Scott Fowler

Jordan Spieth’s epic downfall at Augusta: Hard to watch. Hard not to watch.

Jordan Spieth looks at the scoreboard from the 18th green during fourth round action in The Masters on Sunday, April 10, 2016 at Augusta National Golf Club in Augusta, GA. Spieth finished the round at -2 tied for second place.
Jordan Spieth looks at the scoreboard from the 18th green during fourth round action in The Masters on Sunday, April 10, 2016 at Augusta National Golf Club in Augusta, GA. Spieth finished the round at -2 tied for second place. jsiner@charlotteobserver.com

It will be Jordan Spieth’s second consecutive shot into the water Sunday that I will remember long after the 2016 Masters is done – the one that he hid his head from after he hit it. Spieth knew where the ball was going before everyone else did.

Spieth couldn’t look.
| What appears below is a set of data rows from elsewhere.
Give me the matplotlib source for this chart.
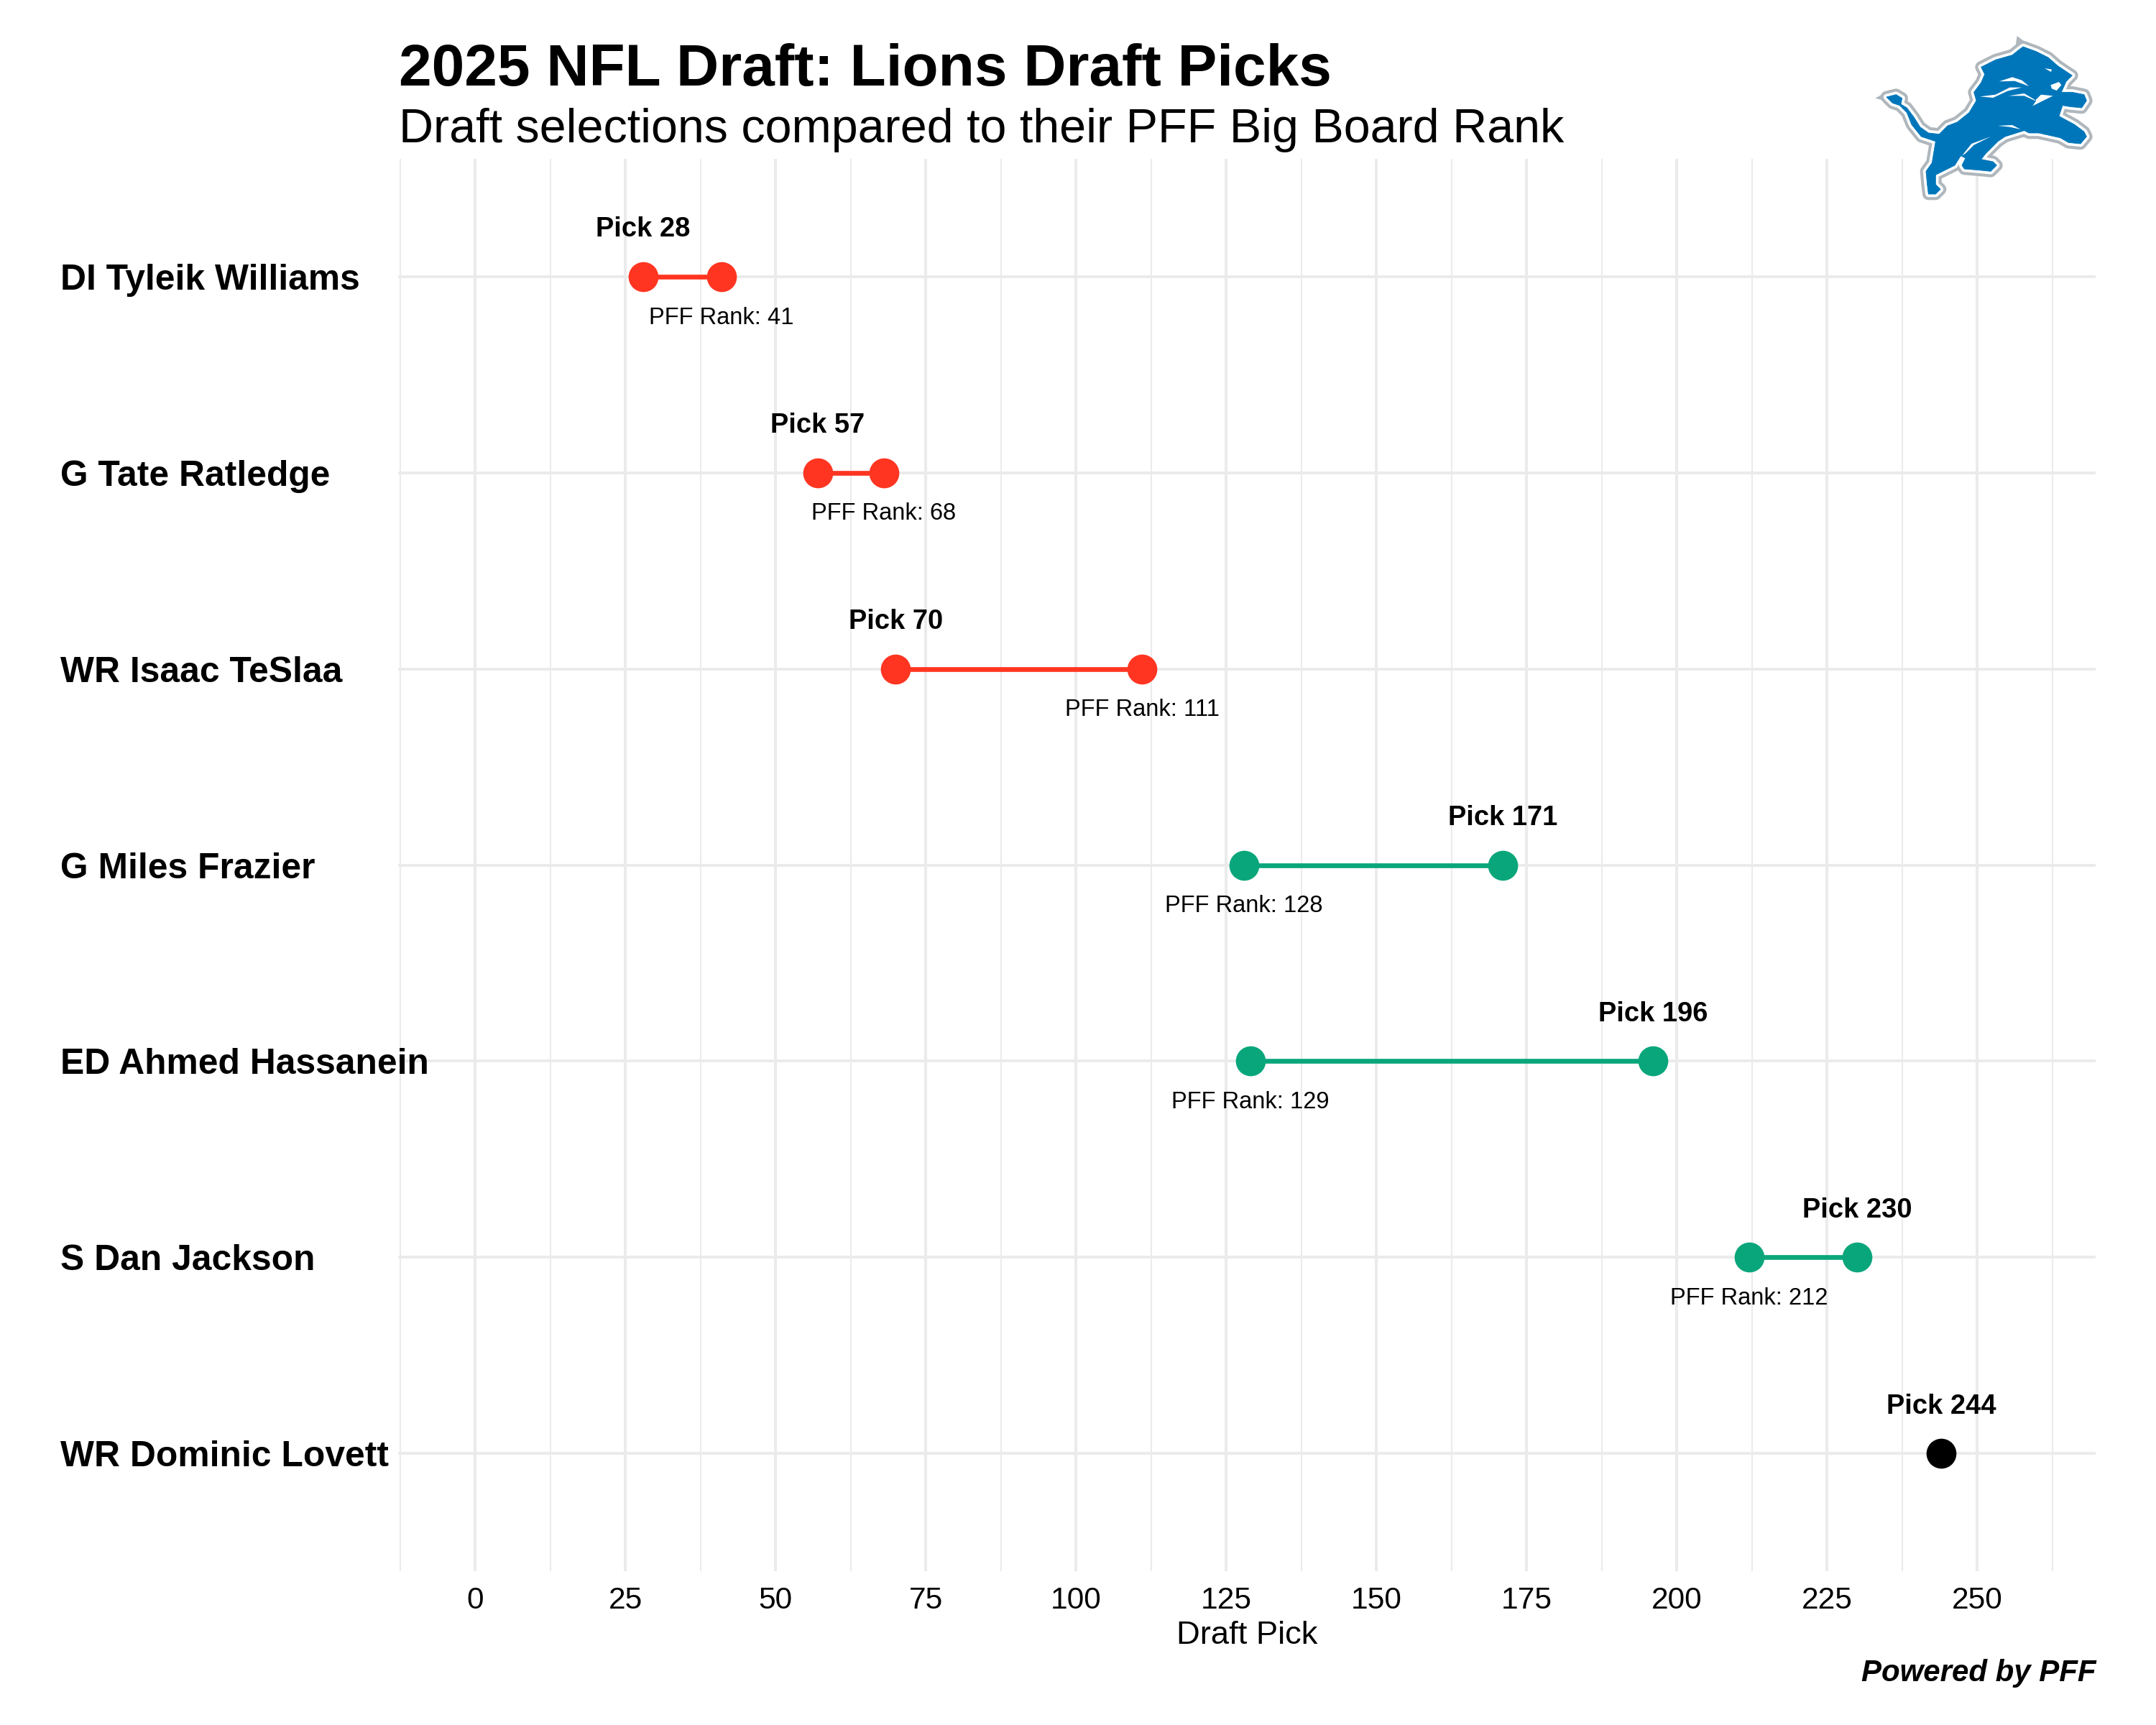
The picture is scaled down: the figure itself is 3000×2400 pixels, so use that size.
import matplotlib
matplotlib.use("Agg")
import matplotlib.pyplot as plt
import matplotlib.patheffects as pe
from matplotlib.patches import Polygon

plt.rcParams['font.family'] = ['Liberation Sans', 'DejaVu Sans']

# data
players = ["DI Tyleik Williams", "G Tate Ratledge", "WR Isaac TeSlaa", "G Miles Frazier",
           "ED Ahmed Hassanein", "S Dan Jackson", "WR Dominic Lovett"]
picks = [28, 57, 70, 171, 196, 230, 244]
ranks = [41, 68, 111, 128, 129, 212, None]
major_ticks = [0, 25, 50, 75, 100, 125, 150, 175, 200, 225, 250]
minor_ticks = [-12.5, 12.5, 37.5, 62.5, 87.5, 112.5, 137.5, 162.5, 187.5, 212.5, 237.5, 262.5]

RED = "#FF3521"
GREEN = "#0AA67B"
GRID = "#EBEBEB"

W, H = 3000, 2400
fig = plt.figure(figsize=(10, 8), dpi=300)

# panel position in pixels
left, right, top, bottom = 553.6, 2916, 221, 2186
ax = fig.add_axes([left / W, 1 - bottom / H, (right - left) / W, (bottom - top) / H])
ax.set_xlim(-12.85, 269.7)
ax.set_ylim(6.6, -0.6)

for s in ax.spines.values():
    s.set_visible(False)

ax.set_xticks(major_ticks)
ax.set_xticks(minor_ticks, minor=True)
ax.set_yticks(range(len(players)))
ax.set_yticklabels(players, fontsize=11.95, fontweight='bold', ha='left')
ax.tick_params(axis='y', length=0, pad=112.7)
ax.tick_params(axis='x', which='both', length=0, pad=5, labelsize=10.2)
ax.grid(True, which='major', color=GRID, lw=0.95)
ax.grid(True, which='minor', axis='x', color=GRID, lw=0.5)
ax.set_axisbelow(True)
ax.set_xlabel("Draft Pick", fontsize=10.9, labelpad=2)

for i, (pick, rank) in enumerate(zip(picks, ranks)):
    if rank is None:
        color = "black"
    elif pick < rank:
        color = RED
    else:
        color = GREEN
    if rank is not None:
        ax.plot([pick, rank], [i, i], color=color, lw=1.6, solid_capstyle='butt', zorder=3)
        ax.scatter([rank], [i], s=100, color=color, linewidths=0, zorder=4)
        ax.text(rank, i + 0.21, f"PFF Rank: {rank}", ha='center', va='center', fontsize=7.85)
    ax.scatter([pick], [i], s=100, color=color, linewidths=0, zorder=4)
    ax.text(pick, i - 0.24, f"Pick {pick}", ha='center', va='center', fontsize=9.15, fontweight='bold')

fig.text(left / W + 0.0005, 1 - 119 / H, "2025 NFL Draft: Lions Draft Picks", fontsize=19.7,
         fontweight='bold', ha='left', va='baseline')
fig.text(left / W + 0.0005, 1 - 198 / H, "Draft selections compared to their PFF Big Board Rank",
         fontsize=15.95, ha='left', va='baseline')
fig.text(right / W, 1 - 2328 / H, "Powered by PFF", fontsize=10.1, fontweight='bold',
         style='italic', ha='right', va='center')

# team logo, hand traced outline
logo = fig.add_axes([2550 / W, 1 - 320 / H, 450 / W, 320 / H])
logo.set_xlim(0, 1350)
logo.set_ylim(960, 0)
logo.axis('off')
logo.patch.set_alpha(0)

LION = [(225, 405), (265, 395), (290, 410), (285, 435), (310, 450), (340, 490), (365, 530), (400, 555),
        (445, 560), (480, 525), (520, 510), (570, 470), (600, 420), (590, 385), (620, 345), (635, 310),
        (620, 280), (680, 250), (750, 230), (775, 210), (795, 195), (850, 215), (900, 240), (940, 275),
        (1000, 315), (975, 340), (955, 385), (1000, 385), (1050, 395), (1060, 420), (1040, 450),
        (990, 445), (960, 440), (945, 485), (1010, 520), (1050, 550), (1060, 570), (1035, 600),
        (985, 595), (950, 575), (860, 555), (820, 555), (800, 545), (720, 570), (690, 590), (640, 640),
        (620, 665), (670, 675), (685, 690), (660, 715), (610, 710), (550, 705), (540, 690), (555, 660),
        (535, 650), (510, 690), (430, 730), (430, 770), (450, 790), (430, 810), (400, 810), (395, 770),
        (390, 715), (415, 680), (430, 590), (370, 570), (330, 520), (310, 470), (280, 440), (250, 430)]
SPIKES = [[(770, 150), (830, 195), (760, 215)], [(178, 410), (240, 375), (250, 430)]]
DETAILS = [[(695, 340), (750, 322), (790, 335), (820, 360), (760, 338)],
           [(615, 403), (680, 395), (740, 365), (790, 365), (730, 380), (670, 408)],
           [(735, 400), (800, 390), (850, 420), (835, 442), (920, 400), (870, 395), (845, 420), (800, 400)],
           [(910, 355), (945, 342), (955, 355), (935, 378), (915, 370)],
           [(885, 285), (915, 290), (912, 300)],
           [(690, 525), (750, 522), (785, 540), (740, 530)],
           [(540, 650), (580, 600), (660, 570), (590, 605), (555, 640)]]

for s in SPIKES:
    logo.add_patch(Polygon(s, closed=True, facecolor="#B0B7BC", edgecolor="none"))
logo.add_patch(Polygon(LION, closed=True, facecolor="#0076BA", edgecolor="#0076BA", lw=0.2, joinstyle='round',
                       path_effects=[pe.Stroke(linewidth=4.0, foreground="#B0B7BC"),
                                     pe.Stroke(linewidth=2.0, foreground="white"),
                                     pe.Normal()]))
for d in DETAILS:
    logo.add_patch(Polygon(d, closed=True, facecolor="white", edgecolor="none"))

fig.savefig("out.png", dpi=300, facecolor="white")
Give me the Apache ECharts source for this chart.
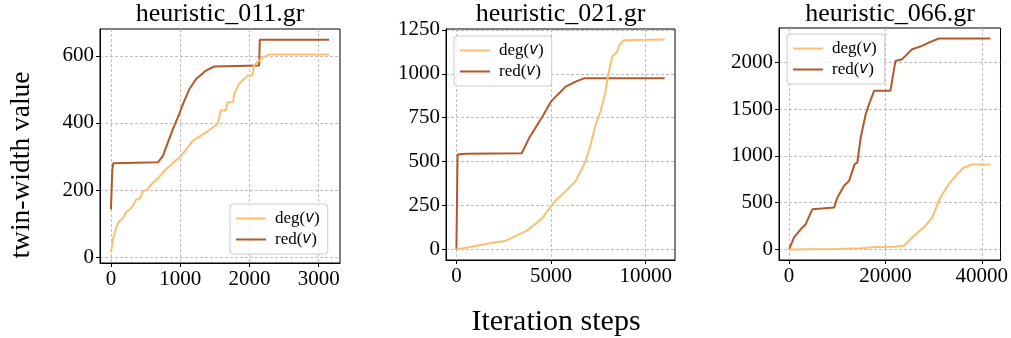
<!DOCTYPE html>
<html>
<head>
<meta charset="utf-8">
<script src="https://cdn.jsdelivr.net/npm/echarts@6/dist/echarts.min.js"></script>
<style>
  html, body { margin: 0; padding: 0; background: #fff; }
  #chart { width: 1011px; height: 338px; }
</style>
</head>
<body>
<div id="chart"></div>
<script>
// panel titles
const titles = ['heuristic_011.gr', 'heuristic_021.gr', 'heuristic_066.gr'];
const seriesNames = ['deg(v)', 'red(v)'];

// heuristic_011.gr
const p1DegX = [0, 15, 30, 57, 80, 105, 130, 177, 220, 273, 320, 368, 420, 464, 520, 584, 700, 800, 900, 990, 1090, 1181, 1280, 1373, 1460, 1540, 1564, 1588, 1660, 1684, 1765, 1780, 1851, 1970, 2042, 2066, 2138, 2210, 2282, 3150];
const p1DegY = [15, 35, 55, 74, 90, 103, 108, 118, 135, 143, 155, 173, 175, 198, 200, 218, 240, 263, 282, 297, 322, 347, 360, 372, 385, 397, 400, 437, 437, 462, 462, 487, 517, 541, 541, 571, 586, 596, 604, 604];
const p1RedX = [0, 20, 33, 679, 751, 823, 895, 966, 1062, 1134, 1230, 1373, 1493, 2140, 2150, 3150];
const p1RedY = [143, 260, 280, 283, 302, 342, 382, 417, 467, 501, 531, 556, 568, 571, 648, 648];

// heuristic_021.gr
const p2DegX = [0, 1000, 2000, 2600, 3000, 3700, 4000, 4550, 5073, 5250, 5774, 6300, 6563, 6826, 7089, 7352, 7616, 7879, 8054, 8230, 8493, 8600, 8844, 11000];
const p2DegY = [0, 20, 40, 49, 70, 106, 130, 181, 257, 279, 332, 389, 446, 502, 596, 710, 785, 899, 1012, 1097, 1125, 1160, 1191, 1195];
const p2RedX = [0, 60, 500, 3450, 3842, 4547, 4984, 5247, 5510, 5774, 6300, 6737, 11000];
const p2RedY = [0, 540, 545, 548, 634, 757, 840, 870, 898, 927, 955, 974, 974];

// heuristic_066.gr
const p3DegX = [0, 5000, 10000, 15000, 18000, 22000, 23800, 25550, 28310, 29700, 31420, 33150, 34900, 36260, 38000, 41800];
const p3DegY = [0, 3, 6, 12, 25, 28, 39, 128, 253, 342, 555, 697, 804, 876, 908, 908];
const p3RedX = [0, 1040, 2760, 3450, 4840, 9350, 10030, 11420, 12460, 13630, 14180, 14870, 15910, 16610, 17650, 21040, 22080, 23470, 24160, 25550, 27620, 29000, 31070, 41800];
const p3RedY = [0, 128, 235, 270, 430, 448, 555, 680, 733, 911, 929, 1196, 1445, 1551, 1694, 1694, 2014, 2032, 2068, 2139, 2175, 2210, 2253, 2253];

// tick labels
const xTicks = [[0, 1000, 2000, 3000], [0, 5000, 10000], [0, 20000, 40000]];
const yTicks = [[0, 200, 400, 600], [0, 250, 500, 750, 1000, 1250], [0, 500, 1000, 1500, 2000]];

const panels = [
  { degX: p1DegX, degY: p1DegY, redX: p1RedX, redY: p1RedY },
  { degX: p2DegX, degY: p2DegY, redX: p2RedX, redY: p2RedY },
  { degX: p3DegX, degY: p3DegY, redX: p3RedX, redY: p3RedY }
];

const colors = { deg: '#fdbf6f', red: '#b15928' };
const FONT = 'Liberation Serif';

const grids = [
  { left: 100, top: 29, width: 240, height: 234 },
  { left: 446, top: 29, width: 229, height: 231 },
  { left: 779, top: 28, width: 222, height: 232 }
];
const legendPos = [
  { left: 230, top: 204 },
  { left: 454, top: 36 },
  { left: 787, top: 34 }
];

// matplotlib style 5% margins
function padRange(arrs) {
  const all = [].concat(...arrs);
  const lo = Math.min(...all), hi = Math.max(...all);
  const m = (hi - lo) * 0.05;
  return [lo - m, hi + m];
}

const zip = (xs, ys) => xs.map((x, i) => [x, ys[i]]);

const xAxes = [], yAxes = [], series = [], legends = [], graphics = [];

panels.forEach((p, i) => {
  const xr = padRange([p.degX, p.redX]);
  const yr = padRange([p.degY, p.redY]);
  const axisCommon = {
    type: 'value',
    gridIndex: i,
    axisLine: { show: true, onZero: false, lineStyle: { color: '#000', width: 1 } },
    axisTick: { show: true, inside: false, length: 4, lineStyle: { color: '#000' } },
    splitLine: { show: true, lineStyle: { color: '#b0b0b0', width: 0.8, type: [3, 2] } },
    axisLabel: { color: '#000', fontFamily: FONT, fontSize: 21, formatter: v => String(v) }
  };
  xAxes.push(Object.assign({}, axisCommon, {
    min: xr[0], max: xr[1],
    axisTick: Object.assign({}, axisCommon.axisTick, { customValues: xTicks[i] }),
    axisLabel: Object.assign({}, axisCommon.axisLabel, { customValues: xTicks[i], margin: 6 })
  }));
  yAxes.push(Object.assign({}, axisCommon, {
    min: yr[0], max: yr[1],
    axisTick: Object.assign({}, axisCommon.axisTick, { customValues: yTicks[i] }),
    axisLabel: Object.assign({}, axisCommon.axisLabel, { customValues: yTicks[i], margin: 6 })
  }));
  series.push({
    name: seriesNames[0], type: 'line', xAxisIndex: i, yAxisIndex: i,
    data: zip(p.degX, p.degY), symbol: 'none', color: colors.deg,
    lineStyle: { width: 2, color: colors.deg }, animation: false, z: 3
  });
  series.push({
    name: seriesNames[1], type: 'line', xAxisIndex: i, yAxisIndex: i,
    data: zip(p.redX, p.redY), symbol: 'none', color: colors.red,
    lineStyle: { width: 2, color: colors.red }, animation: false, z: 2
  });
  legends.push({
    data: seriesNames,
    orient: 'vertical',
    left: legendPos[i].left, top: legendPos[i].top,
    padding: [6, 8, 6, 6],
    icon: 'rect',
    itemWidth: 30, itemHeight: 2, itemGap: 4,
    backgroundColor: 'rgba(255,255,255,0.8)',
    borderColor: '#cccccc', borderWidth: 1, borderRadius: 3,
    selectedMode: false,
    formatter: name => name.replace('(v)', '({v|v})'),
    textStyle: {
      fontFamily: FONT, fontSize: 17, color: '#000', lineHeight: 17, padding: [0, 0, 0, 4],
      rich: { v: { fontFamily: 'DejaVu Sans', fontStyle: 'italic', fontSize: 15, color: '#000', lineHeight: 17 } }
    }
  });
  const g = grids[i];
  graphics.push({
    type: 'text', x: g.left + g.width / 2, y: 14,
    style: { text: titles[i], font: '26px "' + FONT + '"', fill: '#000', textAlign: 'center', textVerticalAlign: 'middle' }
  });
});

graphics.push({
  type: 'text', x: 556, y: 322,
  style: { text: 'Iteration steps', font: '30px "' + FONT + '"', fill: '#000', textAlign: 'center', textVerticalAlign: 'middle' }
});
graphics.push({
  type: 'text', x: 22, y: 165, rotation: Math.PI / 2,
  style: { text: 'twin-width value', font: '27.5px "' + FONT + '"', fill: '#000', textAlign: 'center', textVerticalAlign: 'middle' }
});

const chart = echarts.init(document.getElementById('chart'), null, { renderer: 'canvas' });
chart.setOption({
  animation: false,
  backgroundColor: '#fff',
  grid: grids.map(g => Object.assign({ show: true, borderColor: '#000', borderWidth: 1, backgroundColor: 'transparent' }, g)),
  xAxis: xAxes,
  yAxis: yAxes,
  legend: legends,
  series: series,
  graphic: graphics
});
</script>
</body>
</html>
The rest of us couldn’t turn away as he lost a five-stroke lead in the final nine holes and ceded the Masters to an Englishman named Danny Willett.

This was another epic Masters meltdown. Another Greg Norman in 1996. Another Rory McIlroy in 2011. It was hard to watch. It was hard not to watch. Steph Curry, a good friend of Spieth’s, collapsed on the court during his warmup routine in mock agony when he was told that Spieth had hit two in a row into the water.

“Big picture – this one is going to hurt,” Spieth said. “It will take a while.”

Spieth lost the Masters on Sunday by three strokes to Willett because of that one splashy hole. In one of the Masters’ curious traditions, Spieth also had to be the man to place a green jacket on Willett’s shoulders because he had made that seven on the par-3 12th hole in the heart of Amen Corner.

Talk about awkward. Spieth actually had to give Willett his jacket twice – once in Butler Cabin, once in front of the public. In both cases, Spieth looked like he had just swallowed a worm.

Said Spieth: “I can’t think of anybody else who may have had a tougher ceremony to experience. ... I felt that I stood up there and smiled like I should.”

Spieth, 22, finally looked his age on No. 12. He had led the Masters for a record seven straight rounds until then – going wire to wire in 2015 and then leading through the first three rounds of 2016. He looked for all the world like he was going to run away with another green jacket at 5 p.m., when his lead had ballooned to five shots thanks to four straight birdies on the front nine.

“It was a dream come true front nine,” Spieth said.

But then came a bogey on No. 10, a bogey on No. 11 and the two watery graves on 12 – a 5-5-7 on the scorecard. Spieth said later he went away from his aggressive game plan, started playing conservatively with a big lead and took some “weak” swings. He had lost a lot of his confidence by then, only feeling good about his putter.

“Listen, I had my B-minus game tee to green, and I made up for it around the greens with my putter,” Spieth said afterward. “Ultimately, you just have to have your ‘A’ game every single part. I just didn’t have those iron swings, as it showed on the back nine.”

By the time the 12th hole was over, Spieth had gone from first to fourth in one hole. After that he never could catch up to Willett, a virtual unknown in America even though he’s ranked No. 12 in the world.

Willett got to superimpose his own narrative over the day’s events after that – he’s a new father, and his wife’s original due date was Sunday. He seemed like a pleasant enough guy who was quite shocked to be handed his first major championship on a platter. In the meantime, Spieth faded into some sort of mental oblivion familiar to any golfer who has had a really bad hole at a really bad time.

At one point, Spieth said to his caddie: “Buddy, it seems like we’re collapsing.”

And Spieth was. He knew it. But he couldn’t stop it from happening. He tried not to look, but ultimately he had to.

Spieth will win another green jacket. Maybe several of them. But this one will always be the one that got away, swallowed up by a small creek that is always hungry.